Editorial

O Rombo.

O Rombo.

A metralhadora giratória de Sérgio Machado, ex-presidente da Transpetro, provocou um arranhão na credibilidade do governo interino de Michel Temer e deixou os políticos em polvorosa. No mesmo dia, o governo anunciou medidas de ajuste fiscal para tomar a ofensiva política no terreno movediço da crise econômica e do desequilíbrio macroeconômico, precisamente onde se espera que demonstre competência para reverter o quadro dramático das finanças públicas. Conseguiu aprovar no Congresso a nova meta fiscal, na verdade uma autorização de gasto e de déficit, e apresentou proposta de reforma constitucional que define um teto para o gasto público.

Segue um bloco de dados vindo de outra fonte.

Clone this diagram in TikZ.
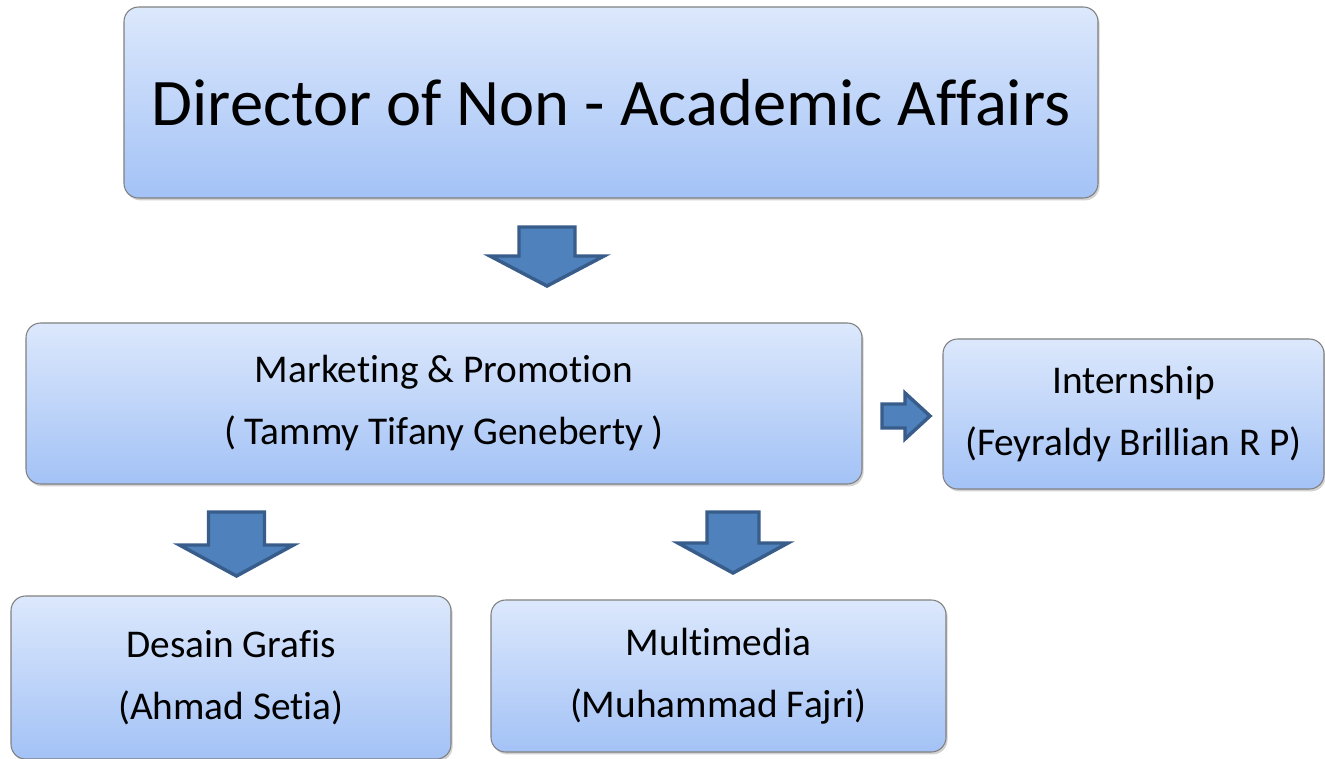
\documentclass[tikz,border=0pt]{standalone}
\usepackage{fontspec}
\setmainfont[Ligatures=NoCommon]{Carlito}
\usetikzlibrary{shadows}
\definecolor{boxtop}{RGB}{220,232,252}
\definecolor{boxbot}{RGB}{163,194,246}
\definecolor{boxline}{RGB}{128,128,128}
\definecolor{arrowfill}{RGB}{79,129,189}
\definecolor{arrowline}{RGB}{56,93,138}
\tikzset{
  box/.style={draw=boxline, line width=0.8pt, rounded corners=11pt,
    top color=boxtop, bottom color=boxbot,
    drop shadow={opacity=0.35, shadow xshift=1.2pt, shadow yshift=-1.8pt},
    align=center, inner sep=0pt, font=\fontsize{29.5}{46.5}\selectfont},
  blockarrow/.style={fill=arrowfill, draw=arrowline, line width=2.6pt, line join=miter}
}
\newcommand{\dnarrow}[6]{% cx, shafttop, shafthalf, heady, headhalf, tipy
  \filldraw[blockarrow] (#1-#3,#2) -- (#1+#3,#2) -- (#1+#3,#4) -- (#1+#5,#4)
    -- (#1,#6) -- (#1-#5,#4) -- (#1-#3,#4) -- cycle;}
\begin{document}
\begin{tikzpicture}[x=0.75pt,y=-0.75pt]
\useasboundingbox (0,0) rectangle (1325,759);
\fill[white] (0,0) rectangle (1325,759);
\node[box, minimum width=730.5pt, minimum height=143.25pt,
  font=\fontsize{49.9}{60}\selectfont] (dir) at (611,102.5) {Director of Non - Academic Affairs};
\node[box, minimum width=627pt, minimum height=120.75pt] (mkt) at (444,403.5)
  {Marketing \& Promotion\\( Tammy Tifany Geneberty )};
\node[box, minimum width=285.75pt, minimum height=112.5pt] (int) at (1133.5,414)
  {Internship\\(Feyraldy Brillian R P)};
\node[box, minimum width=330pt, minimum height=122.25pt] (des) at (231,677.5)
  {Desain Grafis\\(Ahmad Setia)};
\node[box, minimum width=341.25pt, minimum height=114pt] (mul) at (718.5,676)
  {Multimedia\\(Muhammad Fajri)};
\dnarrow{547}{227}{28}{256}{57}{286}
\dnarrow{236.5}{512}{28}{545}{57}{576}
\dnarrow{733}{512}{26}{543}{55}{573}
\filldraw[blockarrow] (882,404) -- (905,404) -- (905,393) -- (930,416)
  -- (905,439) -- (905,428) -- (882,428) -- cycle;
\end{tikzpicture}
\end{document}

Apesar de comemorações da maioria dos economistas, algumas bem discretas, esta meta fiscal levanta uma incômoda pergunta: como um governo de austeridade, que deveria buscar superávit primário (gastar menos do que arrecada) para sanear as finanças públicas, pede autorização ao Congresso para gastar R$ 170,5 bilhões a mais do que pensa ter disponível neste ano, assumindo oficialmente um déficit primário de 2,7% do PIB? A explicação está no enorme buraco fiscal que recebeu constatando o desastre decorrente de despesas já comprometidas (incluindo nove bilhões de despesas atrasadas do PAC), muitas das quais intocáveis, e de uma reestimativa realista de receita ao longo do ano. Mas o governo falhou na comunicação. Mesmo antes de apresentar uma proposta de revisão da meta (pedindo autorização para o déficit assustador), o governo teria que expor claramente os dados e justificar à população, de forma detalhada e fundamentada, o dramático quadro fiscal que recebia com as amarras dos comprometimentos e as restrições para cortes e remanejamento.  Mesmo o rombo que o governo Dilma já tinha estimado nos seus últimos dias – R$ 96,6 bilhões – subestimava gastos e superestimava receita, escondendo a gravidade da crise fiscal e evidenciando que não seria cumprida a meta anterior. Por outro lado, o déficit será financiado com mais endividamento, acrescentando os R$ 170,5 bilhões de reais à rolagem da dívida que o governo só poderia resgatar se tivesse superávit primário (o déficit total – ou nominal – deve alcançar este ano quase 9% do PIB). O Brasil fica à espera de medidas estruturais e profundas, nem sempre fáceis de aprovação no Congresso, para saneamento das finanças públicas, especialmente a reforma da Previdência. Do contrário, estaremos jogando o futuro no lixo.